Supplied data >>
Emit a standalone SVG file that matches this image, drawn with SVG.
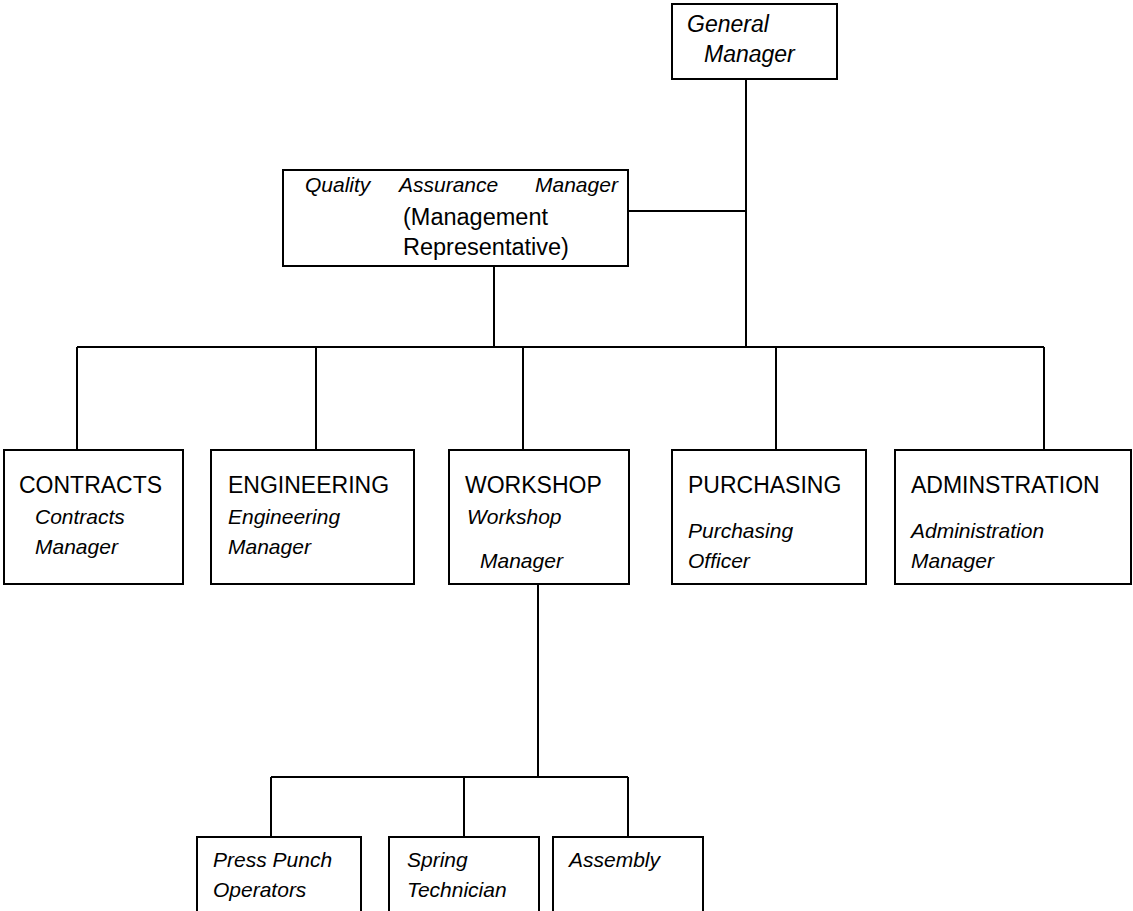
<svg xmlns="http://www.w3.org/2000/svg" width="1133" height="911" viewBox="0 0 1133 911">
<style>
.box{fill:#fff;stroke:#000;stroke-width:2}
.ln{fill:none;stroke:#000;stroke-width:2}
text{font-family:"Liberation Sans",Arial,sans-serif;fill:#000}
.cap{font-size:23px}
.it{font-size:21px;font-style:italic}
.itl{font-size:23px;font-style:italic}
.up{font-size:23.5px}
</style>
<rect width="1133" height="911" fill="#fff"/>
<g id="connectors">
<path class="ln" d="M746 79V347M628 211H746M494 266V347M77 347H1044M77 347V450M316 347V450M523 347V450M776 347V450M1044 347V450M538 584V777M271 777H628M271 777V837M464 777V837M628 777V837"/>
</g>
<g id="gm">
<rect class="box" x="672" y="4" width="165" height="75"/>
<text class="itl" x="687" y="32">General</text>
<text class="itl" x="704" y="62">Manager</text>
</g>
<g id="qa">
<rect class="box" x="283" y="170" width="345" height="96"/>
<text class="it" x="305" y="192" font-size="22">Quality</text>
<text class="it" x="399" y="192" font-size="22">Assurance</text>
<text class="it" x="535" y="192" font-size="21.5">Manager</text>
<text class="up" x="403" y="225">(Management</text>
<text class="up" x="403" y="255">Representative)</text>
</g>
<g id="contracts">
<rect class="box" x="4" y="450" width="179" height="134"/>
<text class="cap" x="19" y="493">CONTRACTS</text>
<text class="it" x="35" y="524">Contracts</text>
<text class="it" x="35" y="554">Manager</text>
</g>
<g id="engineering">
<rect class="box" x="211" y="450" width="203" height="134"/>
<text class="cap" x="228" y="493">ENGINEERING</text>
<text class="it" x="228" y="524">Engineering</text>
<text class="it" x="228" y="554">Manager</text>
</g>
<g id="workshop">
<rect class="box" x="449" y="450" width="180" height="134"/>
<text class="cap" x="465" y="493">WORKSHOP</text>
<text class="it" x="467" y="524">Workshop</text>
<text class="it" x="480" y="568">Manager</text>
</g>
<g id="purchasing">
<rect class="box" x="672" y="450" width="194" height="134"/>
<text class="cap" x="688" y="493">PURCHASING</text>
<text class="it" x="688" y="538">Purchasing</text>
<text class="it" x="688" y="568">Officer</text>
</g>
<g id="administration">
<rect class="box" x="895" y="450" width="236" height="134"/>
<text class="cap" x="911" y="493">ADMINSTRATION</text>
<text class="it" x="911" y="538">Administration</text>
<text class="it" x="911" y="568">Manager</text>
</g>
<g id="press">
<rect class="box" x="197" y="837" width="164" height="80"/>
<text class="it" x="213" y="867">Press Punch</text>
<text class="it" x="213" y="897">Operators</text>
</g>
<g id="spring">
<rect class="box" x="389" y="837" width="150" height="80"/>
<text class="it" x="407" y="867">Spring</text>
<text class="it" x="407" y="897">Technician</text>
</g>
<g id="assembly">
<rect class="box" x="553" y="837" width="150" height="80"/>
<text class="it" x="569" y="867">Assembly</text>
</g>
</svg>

Required work >>
Repeat the data above exactly, but not the pictures.

Response >>
Emit a standalone SVG file that matches this image, drawn with SVG.
<svg xmlns="http://www.w3.org/2000/svg" width="1133" height="911" viewBox="0 0 1133 911">
<style>
.box{fill:#fff;stroke:#000;stroke-width:2}
.ln{fill:none;stroke:#000;stroke-width:2}
text{font-family:"Liberation Sans",Arial,sans-serif;fill:#000}
.cap{font-size:23px}
.it{font-size:21px;font-style:italic}
.itl{font-size:23px;font-style:italic}
.up{font-size:23.5px}
</style>
<rect width="1133" height="911" fill="#fff"/>
<g id="connectors">
<path class="ln" d="M746 79V347M628 211H746M494 266V347M77 347H1044M77 347V450M316 347V450M523 347V450M776 347V450M1044 347V450M538 584V777M271 777H628M271 777V837M464 777V837M628 777V837"/>
</g>
<g id="gm">
<rect class="box" x="672" y="4" width="165" height="75"/>
<text class="itl" x="687" y="32">General</text>
<text class="itl" x="704" y="62">Manager</text>
</g>
<g id="qa">
<rect class="box" x="283" y="170" width="345" height="96"/>
<text class="it" x="305" y="192" font-size="22">Quality</text>
<text class="it" x="399" y="192" font-size="22">Assurance</text>
<text class="it" x="535" y="192" font-size="21.5">Manager</text>
<text class="up" x="403" y="225">(Management</text>
<text class="up" x="403" y="255">Representative)</text>
</g>
<g id="contracts">
<rect class="box" x="4" y="450" width="179" height="134"/>
<text class="cap" x="19" y="493">CONTRACTS</text>
<text class="it" x="35" y="524">Contracts</text>
<text class="it" x="35" y="554">Manager</text>
</g>
<g id="engineering">
<rect class="box" x="211" y="450" width="203" height="134"/>
<text class="cap" x="228" y="493">ENGINEERING</text>
<text class="it" x="228" y="524">Engineering</text>
<text class="it" x="228" y="554">Manager</text>
</g>
<g id="workshop">
<rect class="box" x="449" y="450" width="180" height="134"/>
<text class="cap" x="465" y="493">WORKSHOP</text>
<text class="it" x="467" y="524">Workshop</text>
<text class="it" x="480" y="568">Manager</text>
</g>
<g id="purchasing">
<rect class="box" x="672" y="450" width="194" height="134"/>
<text class="cap" x="688" y="493">PURCHASING</text>
<text class="it" x="688" y="538">Purchasing</text>
<text class="it" x="688" y="568">Officer</text>
</g>
<g id="administration">
<rect class="box" x="895" y="450" width="236" height="134"/>
<text class="cap" x="911" y="493">ADMINSTRATION</text>
<text class="it" x="911" y="538">Administration</text>
<text class="it" x="911" y="568">Manager</text>
</g>
<g id="press">
<rect class="box" x="197" y="837" width="164" height="80"/>
<text class="it" x="213" y="867">Press Punch</text>
<text class="it" x="213" y="897">Operators</text>
</g>
<g id="spring">
<rect class="box" x="389" y="837" width="150" height="80"/>
<text class="it" x="407" y="867">Spring</text>
<text class="it" x="407" y="897">Technician</text>
</g>
<g id="assembly">
<rect class="box" x="553" y="837" width="150" height="80"/>
<text class="it" x="569" y="867">Assembly</text>
</g>
</svg>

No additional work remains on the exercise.